Nagi was similarly unmoved by Floridiana’s language. “Rain is allotted by Heaven. If you have an issue with that, I suggest you pray.”

The mage flung her arms wide. “As the people of this barony have been doing for the entire Lotus Moon! It is you who failed to secure more rain for them at the Meeting of the Dragon Host! Do not blame the innocent for your own failure!”

Shouts of assent rose from the crowd, although no one seemed inclined to charge into the river to back up their champion.

Leaning forward, Floridiana stabbed a finger through the water, right into Nagi’s face. “The failing is yours, spirit. Yours – and your king’s. It is for you to redress this failing and bring rain to these people.”

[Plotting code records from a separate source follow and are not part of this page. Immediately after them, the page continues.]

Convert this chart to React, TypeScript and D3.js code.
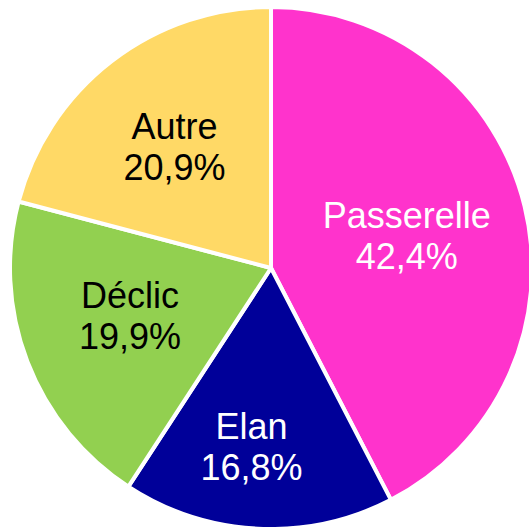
import React from "react";
import * as d3 from "d3";

const categories = ["Passerelle", "Elan", "Déclic", "Autre"];
const values = [42.4, 16.8, 19.9, 20.9];
const labelTexts = ["42,4%", "16,8%", "19,9%", "20,9%"];

const colors = ["#FF33CC", "#000099", "#92D050", "#FFD966"];
const textColors = ["#FFFFFF", "#FFFFFF", "#000000", "#000000"];
const labelNudge: [number, number][] = [
  [-10, 3],
  [-12, 29],
  [-1, -6],
  [-5, -3],
];

const W = 529;
const H = 527;
const CX = 271;
const CY = 268;
const R = 261;
const LR = 150;
const FONT = 36;

export default function App() {
  const pie = d3
    .pie<number>()
    .value((d) => d)
    .sort(null);
  const arcs = pie(values);
  const arc = d3.arc<d3.PieArcDatum<number>>().innerRadius(0).outerRadius(R);
  const labelArc = d3
    .arc<d3.PieArcDatum<number>>()
    .innerRadius(LR)
    .outerRadius(LR);

  return (
    <svg
      width={W}
      height={H}
      style={{ position: "absolute", left: 0, top: 0, background: "#fff" }}
    >
      <g transform={`translate(${CX},${CY})`}>
        {arcs.map((a, i) => (
          <path
            key={categories[i]}
            d={arc(a) || ""}
            fill={colors[i]}
            stroke="#fff"
            strokeWidth={4}
            strokeLinejoin="round"
          />
        ))}
        {arcs.map((a, i) => {
          const [x, y] = labelArc.centroid(a);
          const mx = x + labelNudge[i][0];
          const my = y + labelNudge[i][1];
          return (
            <text
              key={"t" + i}
              x={mx}
              textAnchor="middle"
              fill={textColors[i]}
              style={{ fontFamily: "'Liberation Sans', Arial, sans-serif", fontSize: FONT }}
            >
              <tspan x={mx} y={my - 7.5}>
                {categories[i]}
              </tspan>
              <tspan x={mx} y={my + 33.5}>
                {labelTexts[i]}
              </tspan>
            </text>
          );
        })}
      </g>
    </svg>
  );
}
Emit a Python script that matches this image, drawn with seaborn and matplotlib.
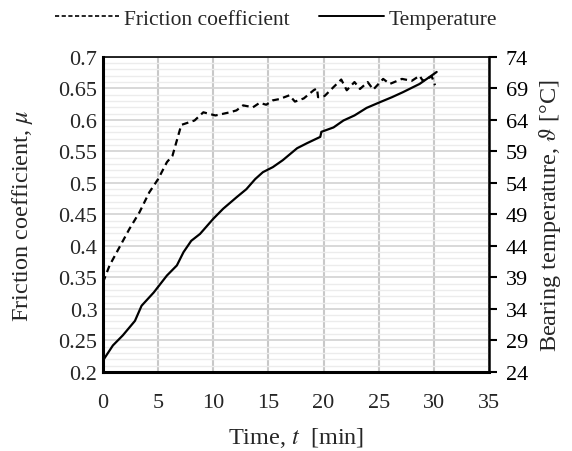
import numpy as np
import pandas as pd
import matplotlib
matplotlib.use("Agg")
import matplotlib.pyplot as plt
from matplotlib.lines import Line2D
from matplotlib.ticker import MultipleLocator
import seaborn as sns

# ---- data ----
fric_time = [0, 0.6, 1.5, 2.4, 3.3, 4.2, 5.0, 5.8, 6.3, 7.1, 8.3, 9.1, 10.2, 11.5,
             12.1, 12.7, 13.6, 14.2, 14.8, 15.4, 16.0, 16.9, 17.4, 18.2, 19.1, 19.4,
             19.5, 20.1, 20.9, 21.6, 22.1, 22.8, 23.3, 24.0, 24.5, 25.4, 26.0, 27.1,
             28.0, 28.7, 29.0, 29.8, 30.1]
fric_mu = [0.342, 0.369, 0.398, 0.427, 0.453, 0.485, 0.506, 0.533, 0.543, 0.592,
           0.599, 0.612, 0.607, 0.612, 0.615, 0.623, 0.620, 0.627, 0.624, 0.631,
           0.633, 0.639, 0.629, 0.634, 0.647, 0.650, 0.636, 0.638, 0.652, 0.664,
           0.647, 0.660, 0.649, 0.660, 0.648, 0.665, 0.657, 0.665, 0.662, 0.670,
           0.662, 0.669, 0.655]
temp_time = [0, 0.9, 1.8, 2.9, 3.5, 4.6, 5.8, 6.7, 7.3, 8.0, 8.8, 10.0, 10.9, 12.1,
             13.0, 13.8, 14.5, 15.4, 16.3, 17.6, 18.5, 19.7, 19.8, 20.9, 21.8, 22.8,
             23.9, 25.1, 26.2, 27.2, 28.7, 30.25]
temp_val = [25.8, 28.2, 29.8, 32.1, 34.5, 36.6, 39.3, 40.9, 43.0, 44.8, 45.9, 48.3,
            49.9, 51.7, 53.0, 54.6, 55.7, 56.5, 57.6, 59.5, 60.3, 61.3, 62.1, 62.8,
            63.9, 64.7, 65.9, 66.8, 67.6, 68.4, 69.7, 71.6]
x_ticks = [0, 5, 10, 15, 20, 25, 30, 35]
left_ticks = [0.2, 0.25, 0.3, 0.35, 0.4, 0.45, 0.5, 0.55, 0.6, 0.65, 0.7]
right_ticks = [24, 29, 34, 39, 44, 49, 54, 59, 64, 69, 74]
legend_labels = ["Friction coefficient", "Temperature"]

df_f = pd.DataFrame({"t": fric_time, "mu": fric_mu})
df_t = pd.DataFrame({"t": temp_time, "T": temp_val})

sns.set_style("white")
plt.rcParams["font.family"] = ["Liberation Serif", "DejaVu Serif"]
plt.rcParams["mathtext.fontset"] = "stix"
FS = 16
LFS = 17.5

fig = plt.figure(figsize=(5.72, 4.52), dpi=100)
ax = fig.add_axes([0.180, 0.175, 0.675, 0.697])
ax2 = ax.twinx()

dash = (0, (3, 2))
sns.lineplot(data=df_f, x="t", y="mu", ax=ax, color="black", lw=1.6, zorder=3)
ax.lines[-1].set_linestyle(dash)
sns.lineplot(data=df_t, x="t", y="T", ax=ax2, color="black", lw=1.6, zorder=3)

ax.set_xlim(0, 35)
ax.set_ylim(0.2, 0.7)
ax2.set_ylim(24, 74)
ax.set_xticks(x_ticks)
ax.set_yticks(left_ticks)
ax.set_yticklabels([f"{v:g}" for v in left_ticks], fontsize=FS)
ax.set_xticklabels([str(v) for v in x_ticks], fontsize=FS)
ax2.set_yticks(right_ticks)
ax2.set_yticklabels([str(v) for v in right_ticks], fontsize=FS)

ax.yaxis.set_minor_locator(MultipleLocator(0.01))
ax.grid(which="minor", axis="y", color="#ececec", lw=1.0, zorder=0)
ax.grid(which="major", axis="y", color="#d6d6d6", lw=1.3, zorder=0)
ax.grid(which="major", axis="x", color="#c8c8c8", lw=1.5, zorder=0)
ax.set_axisbelow(True)

ax.tick_params(axis="both", which="both", length=0)
ax.tick_params(axis="y", pad=4)
ax.tick_params(axis="x", pad=15)
ax2.tick_params(axis="y", which="major", length=6, width=1.5, direction="out",
                pad=6, colors="black")
ax2.tick_params(axis="y", which="minor", length=0)

for s in ["left", "bottom"]:
    ax.spines[s].set_linewidth(2.2)
    ax.spines[s].set_color("black")
ax.spines["top"].set_linewidth(1.2)
ax.spines["top"].set_color("black")
ax.spines["right"].set_visible(False)
ax2.spines["right"].set_linewidth(1.8)
ax2.spines["right"].set_color("black")
for s in ["left", "bottom", "top"]:
    ax2.spines[s].set_visible(False)

ax.set_xlabel("Time, $t$  [min]", fontsize=LFS)
ax.set_ylabel("Friction coefficient, $\\mu$", fontsize=LFS)
ax2.set_ylabel("Bearing temperature, $\\vartheta$ [°C]", fontsize=LFS)
ax.xaxis.set_label_coords(0.5, -0.17)
ax.yaxis.set_label_coords(-0.175, 0.5)
ax2.yaxis.set_label_coords(1.125, 0.5)

handles = [Line2D([], [], color="black", lw=1.2, linestyle=(0, (2.5, 1.5))),
           Line2D([], [], color="black", lw=1.4)]
fig.legend(handles, legend_labels, loc="upper center", bbox_to_anchor=(0.482, 1.022),
           ncol=2, frameon=False, fontsize=15.5, handlelength=3.0,
           handletextpad=0.2, columnspacing=1.4)

fig.savefig("out.png", dpi=100)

And to provide a thesaurus?

Nagi’s eyes moved deliberately from the mage’s finger to her face. Then the snake’s mouth peeled back to bare her fangs. “Remove your hand, human.”

But of course Floridiana couldn’t back down, not in front of so many people. Waggling the finger under Nagi’s nostrils, she proclaimed, “I, Mage Floridiana, have come to force you to save the people of this barony!”

Off to the side, Captain Carpio had been puffing up with rage as he watched, and now he exploded. “You two-bit – You carrion-eating – !” Sputtering, he waved his fin at the frogs. “Attack!”